= Napoleon's Art of War =

1979 collection of two Napoleonic board wargames

Napoleon's Art of War was a pull-out game in Strategy & Tactics #75. The cover art, which was also used on the game's boxed set, featured a black & white copy of the painting Vive L'Empereur by Jean Baptiste Édouard Detaille

Napoleon's Art of War is a collection of two board wargames published in 1979 by Simulations Publications Inc. (SPI) that simulate Napoleonic battles.

==Description==
Napoleon's Art of War is two separate games packaged in the same box:
- Dresden: A simulation of the 1813 Battle of Dresden designed by Bob Jervis, in which the Allied Army of Bohemia, consisting of Russian, Prussian and Austrian forces, assaulted a French force securely entrenched behind the walls of Dresden. As they began their attack major reinforcements arrived led by Napoleon, who counter-attacked and won a clear victory.
- Eylau: A simulation of the 1807 Battle of Eylau designed by Omar DeWitt, in which Napoleon's French army won a costly victory over a Prussian-Russian force battles in a remote area of East Prussia (now Bagrationovsk in Russia) during a blinding snowstorm.

===Gameplay===
Both games use a set of rules developed for a previous SPI Napoleonic game, Napoleon at War. In addition, both games have some unique rules.

In Dresden
- Morale varies according to retreats and advances.
- Reserves are not allowed to enter the game until morale descends to a certain point.

In Eylau
- The Weather rule attempts to simulate the harsh weather experienced during the battle: A die roll of 1–4 indicates no change to combat results, but on a 5, all retreats on the Combat Results Table (CRT) become eliminations. On a 6, all CRT results are reversed.

==Publication history==
Between 1975 and 1979, SPI published a large number of "quadrigames" — four thematically connected games packaged in the same box that used one set of rules. Napoleon's Art of War differed from the "quadrigame" format, having only two games in the same box. It was published as a free pull-out game in Issue 75 of SPI's house magazine Strategy & Tactics, and was also released as a boxed set. The game failed to gain traction in the marketplace, and did not crack SPI's Top Ten Bestseller List.

==Reception==
In the 1980 book The Best of Board Wargaming, Marcus Watney commented, "These are small games, unpretentious and satisfying as far as they go. They are an excellent games for the novice [...] the SPI rules are an encouraging model of clarity and ergonomics, and go a long way towards helping the newcomer enter the hobby with a minimum of distress!" Watney thought Dresden, with its emphasis on morale, was the superior game, noting, "In comparison, Eylau is rather bland and uninteresting." Watney concluded by giving Dresden an Excitement grade of 40%, while Eylau only rated 20%, saying "Dresden is worth purchasing on its own merits, so Eylau should be looked on as an extra, and not judged too harshly."

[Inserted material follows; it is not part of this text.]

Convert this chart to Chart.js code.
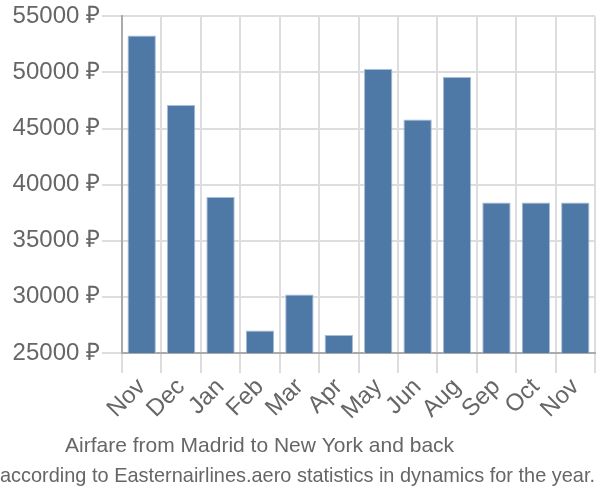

In Issue 27 of the British wargaming magazine Phoenix, Donald Mack liked two of Eylaus unique rules, especially the bad weather rule, saying, "These possibilities make things marvellously uncertain." However, Mack pointed to the reserve rule in Dresden and noted that it was open to abuse by the Allied player, who could manipulate it to gain an unfair and unhistorical advantage.

In Issue 53 of Moves, Ian Chadwick liked the morale and reserve rules in Dresden, saying, "These are nice touches and a welcome breath of fresh air in the [Napoleon at War] system." However, Chadwick did not like the game overall, calling it "a slow, slugging match, bloody and senseless, in which the Allied player batters his army against the walls of the city. Little fun, and despite redeeming characteristics in the rules, not a game to play more than once." Reviewing Eylau, Chadwick did not like the complete lack of morale check, noting "Without morale constraints, it's a bloody game. You will never see the Allies flee the field as they did in reality, due to crumbling morale and strength." Chadwick also pointed out that the heights on which the Russians had been entrenched did not appear on the map. Although he found Eylau "not bad to play", he didn't think it was a good historical simulation, and "will not reflect the event on the fields of Eylau without changes in both map and rules." Chadwick concluded by giving Dresden grades of C for playability and C for historical accuracy, and Eylau grades of B for playability and C for historical accuracy.